The rest of his records were similarly disappointing. His bills and check register revealed nothing unusual – phone, electric, rent, credit card payments. If he hired operatives, he kept no records of them here. There weren’t any random keys. Apparently he didn’t own a gun.
When Glitsky could free up another inspector or two, by Christmas, he intended to do a similar search on the offices of FMC, although he’d believed that his best hope on Thorne was an unexpected search of his apartment.
But maybe he was wrong.
After another few minutes, he heard Batavia move behind him. ‘Well, that was a slice.’ Glitsky turned around and saw the sergeant returning the large stack of pamphlets, letters, and other reading material back into the suitcase. ‘All of these are older. Weeks, even months.
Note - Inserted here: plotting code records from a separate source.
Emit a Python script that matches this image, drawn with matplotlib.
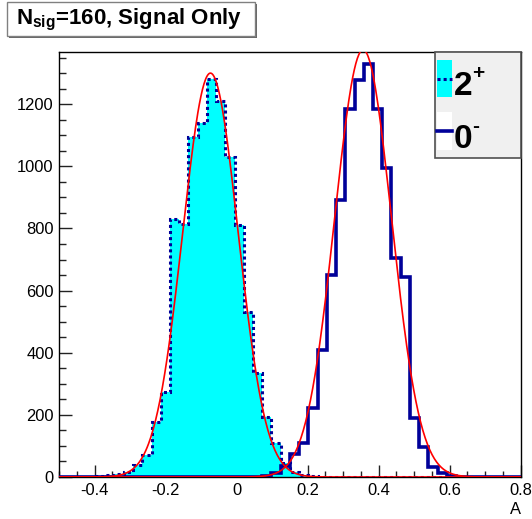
import numpy as np
import matplotlib
matplotlib.use("Agg")
import matplotlib.pyplot as plt
from matplotlib.patches import Rectangle
from matplotlib.lines import Line2D
from matplotlib.ticker import MultipleLocator

# ---------------- data ----------------
x_min, x_max, n_bins = -0.5, 0.8, 50
counts_2plus = [0, 0, 0, 0, 2, 6, 9, 17, 39, 71,
                178, 275, 832, 814, 1093, 1141, 1281, 1210, 1031, 811,
                531, 334, 192, 110, 45, 16, 6, 3, 1, 0,
                0, 0, 0, 0, 0, 0, 0, 0, 0, 0,
                0, 0, 0, 0, 0, 0, 0, 0, 0, 0]
counts_0minus = [0, 0, 0, 0, 0, 0, 0, 0, 0, 0,
                 0, 0, 0, 0, 0, 0, 0, 0, 0, 0,
                 0, 1, 4, 12, 36, 74, 108, 223, 409, 650,
                 891, 1186, 1277, 1328, 1186, 993, 704, 644, 189, 98,
                 33, 12, 3, 1, 0, 0, 0, 0, 0, 0]
fit_2plus_amp, fit_2plus_mean, fit_2plus_sigma = 1300.0, -0.074, 0.078
fit_0minus_amp, fit_0minus_mean, fit_0minus_sigma = 1375.0, 0.356, 0.080
y_max = 1367
x_ticks = [-0.4, -0.2, 0.0, 0.2, 0.4, 0.6, 0.8]
x_tick_labels = ["-0.4", "-0.2", "0", "0.2", "0.4", "0.6", "0.8"]
y_ticks = [0, 200, 400, 600, 800, 1000, 1200]
y_tick_labels = ["0", "200", "400", "600", "800", "1000", "1200"]
title_text = r"$\mathrm{N_{sig}}$=160, Signal Only"
legend_main = ["2", "0"]
legend_sup = ["+", "-"]
x_label = "A"

# ---------------- style ----------------
plt.rcParams['font.family'] = ['Liberation Sans', 'DejaVu Sans']
plt.rcParams['mathtext.fontset'] = 'custom'
plt.rcParams['mathtext.rm'] = 'Liberation Sans:bold'
plt.rcParams['mathtext.it'] = 'Liberation Sans:bold'
plt.rcParams['mathtext.bf'] = 'Liberation Sans:bold'

NAVY = '#000099'
CYAN = '#00ffff'
RED = '#ff0000'

W, H = 532, 519
fig = plt.figure(figsize=(W / 100, H / 100), dpi=100)
fig.patch.set_facecolor('white')

def fx(px):
    return px / W

def fy(py):
    return 1 - py / H

ax_l, ax_r, ax_t, ax_b = 59.2, 520.7, 52.3, 477.0
ax = fig.add_axes([fx(ax_l), fy(ax_b), fx(ax_r) - fx(ax_l), fy(ax_t) - fy(ax_b)])

edges = np.linspace(x_min, x_max, n_bins + 1)
h2 = np.array(counts_2plus, dtype=float)
h0 = np.array(counts_0minus, dtype=float)

ax.stairs(h2, edges, fill=True, color=CYAN, lw=0, zorder=2)
ax.stairs(h2, edges, color=NAVY, lw=2.2, ls=(0, (1, 1)), zorder=3)
ax.stairs(h0, edges, color=NAVY, lw=2.6, zorder=4)

xf = np.linspace(x_min, x_max, 600)
g2 = fit_2plus_amp * np.exp(-0.5 * ((xf - fit_2plus_mean) / fit_2plus_sigma) ** 2)
g0 = fit_0minus_amp * np.exp(-0.5 * ((xf - fit_0minus_mean) / fit_0minus_sigma) ** 2)
ax.plot(xf, g2, color=RED, lw=1.2, zorder=5)
ax.plot(xf, g0, color=RED, lw=1.2, zorder=5)

ax.set_xlim(x_min, x_max)
ax.set_ylim(0, y_max)

ax.set_xticks(x_ticks)
ax.set_xticklabels(x_tick_labels)
ax.set_yticks(y_ticks)
ax.set_yticklabels(y_tick_labels)
ax.xaxis.set_minor_locator(MultipleLocator(0.05))
ax.yaxis.set_minor_locator(MultipleLocator(50))
ax.tick_params(axis='both', which='both', direction='in', top=False, right=False,
               colors='#222222', labelcolor='black', labelsize=11.9, width=1)
ax.tick_params(axis='x', which='major', length=8.6, pad=4.5)
ax.tick_params(axis='x', which='minor', length=4.3)
ax.tick_params(axis='y', which='major', length=9.4, pad=4)
ax.tick_params(axis='y', which='minor', length=4.7)
for s in ax.spines.values():
    s.set_linewidth(1)
    s.set_color('black')

# x axis title
fig.text(fx(521), fy(509), x_label, ha='right', va='center', fontsize=11.9)

# ---------------- title box ----------------
fig.patches.append(Rectangle((fx(8.5), fy(37.5)), fx(255) - fx(7), fy(2) - fy(36),
                             transform=fig.transFigure, facecolor='#666666',
                             edgecolor='none', zorder=9))
fig.patches.append(Rectangle((fx(7), fy(36)), fx(255) - fx(7), fy(2) - fy(36),
                             transform=fig.transFigure, facecolor='white',
                             edgecolor='#808080', lw=1, zorder=10))
fig.text(fx(16.5), fy(24), title_text, ha='left', va='baseline', fontsize=16,
         fontweight='bold', zorder=11)

# ---------------- legend ----------------
leg = Rectangle((fx(435), fy(158)), fx(521) - fx(435), fy(52.3) - fy(158),
                transform=fig.transFigure, facecolor='#f0f0f0',
                edgecolor='#505050', lw=1.2, zorder=10)
fig.patches.append(leg)
fig.patches.append(Rectangle((fx(437), fy(97)), fx(452) - fx(437), fy(60) - fy(97),
                             transform=fig.transFigure, facecolor=CYAN,
                             edgecolor='none', zorder=11))
fig.lines.append(Line2D([fx(437), fx(452)], [fy(79), fy(79)], transform=fig.transFigure,
                        color=NAVY, lw=2.2, ls=(0, (1, 1)), zorder=12))
fig.patches.append(Rectangle((fx(437), fy(150)), fx(452) - fx(437), fy(112) - fy(150),
                             transform=fig.transFigure, facecolor='white',
                             edgecolor='none', zorder=11))
fig.lines.append(Line2D([fx(437), fx(452)], [fy(131), fy(131)], transform=fig.transFigure,
                        color=NAVY, lw=2.6, zorder=12))
for main, sup, base in zip(legend_main, legend_sup, [95, 148]):
    fig.text(fx(454), fy(base), main, ha='left', va='baseline', fontsize=24,
             fontweight='bold', zorder=13)
    fig.text(fx(472.5), fy(base - 16), sup, ha='left', va='baseline', fontsize=15,
             fontweight='bold', zorder=13)

fig.savefig('out.png', dpi=100, facecolor='white')
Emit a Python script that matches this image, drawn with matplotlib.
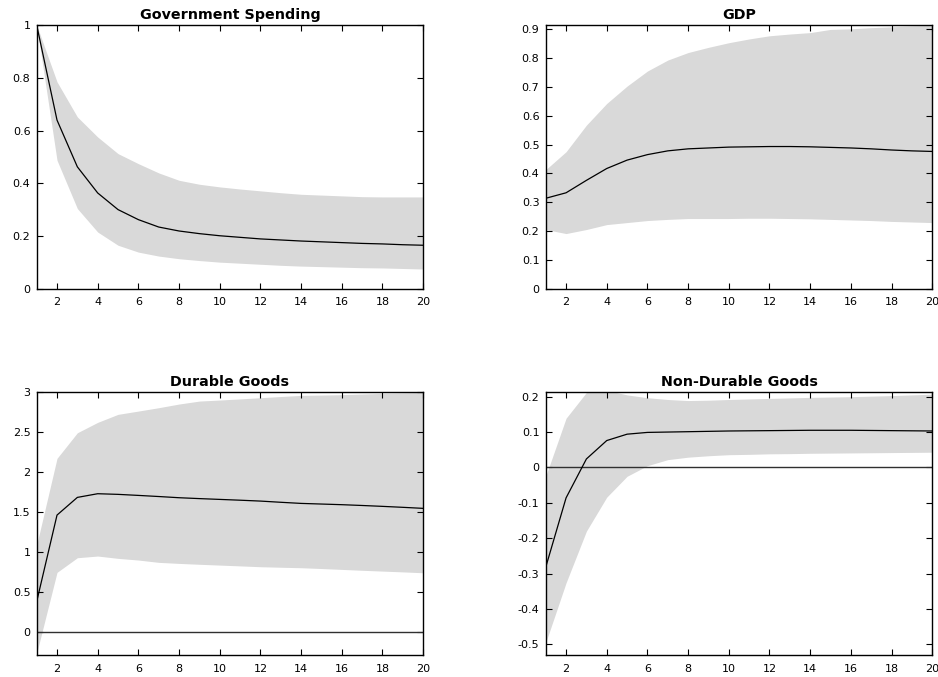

Nothing on Pulgas.’
He closed the suitcase and stood up. ‘I’ll keep looking.’
Glitsky heard a key in the front door. He pushed the chair back and stood up as a short, well-dressed man appeared in the alcove. He wore a hat with a small feather in it, gloves, and a tweed overcoat. Behind him stood the building manager who’d let Abe into the apartment and then, apparently, called Thorne at his work.
The dapper man stared at Glitsky with a dead expression, then transferred it to Batavia as he entered the living room from wherever he’d been. His tone was completed uninflected. ‘What is the meaning of this outrageous intrusion?’
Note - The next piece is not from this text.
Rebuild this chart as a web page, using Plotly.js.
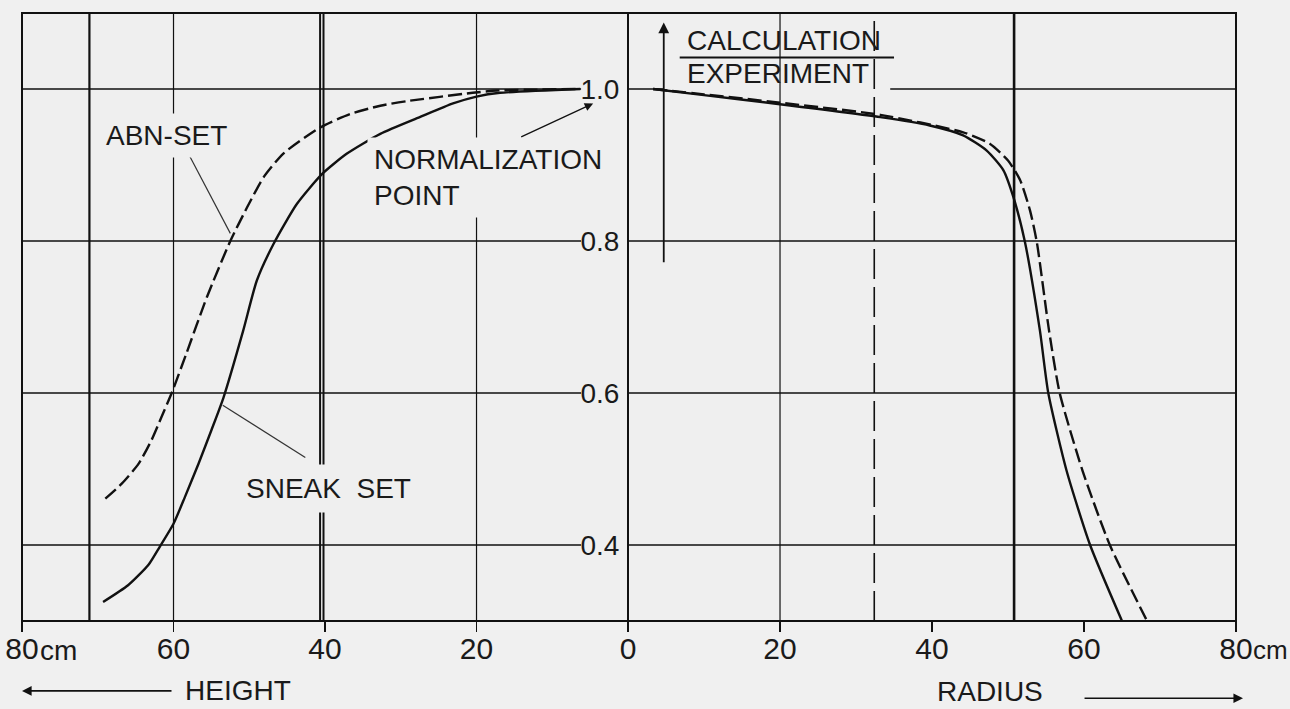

‘You’re Mr Thorne I presume.’ Glitsky had his search warrant in his pocket. He extracted it and held it out to the man, who glanced at it contemptuously, making no move to examine it. Glitsky shrugged and in a few words introduced himself and explained the basic situation. ‘I’m afraid,’ he concluded, ‘that I’m going to have to ask you to leave the premises while we continue here.’
Thorne didn’t even blink. ‘No, sir. I refuse to do that. I’ve called my attorney and he’ll be here shortly and put an end to this.’ He was taking off his overcoat, hanging it on a peg in the alcove, planning to stay.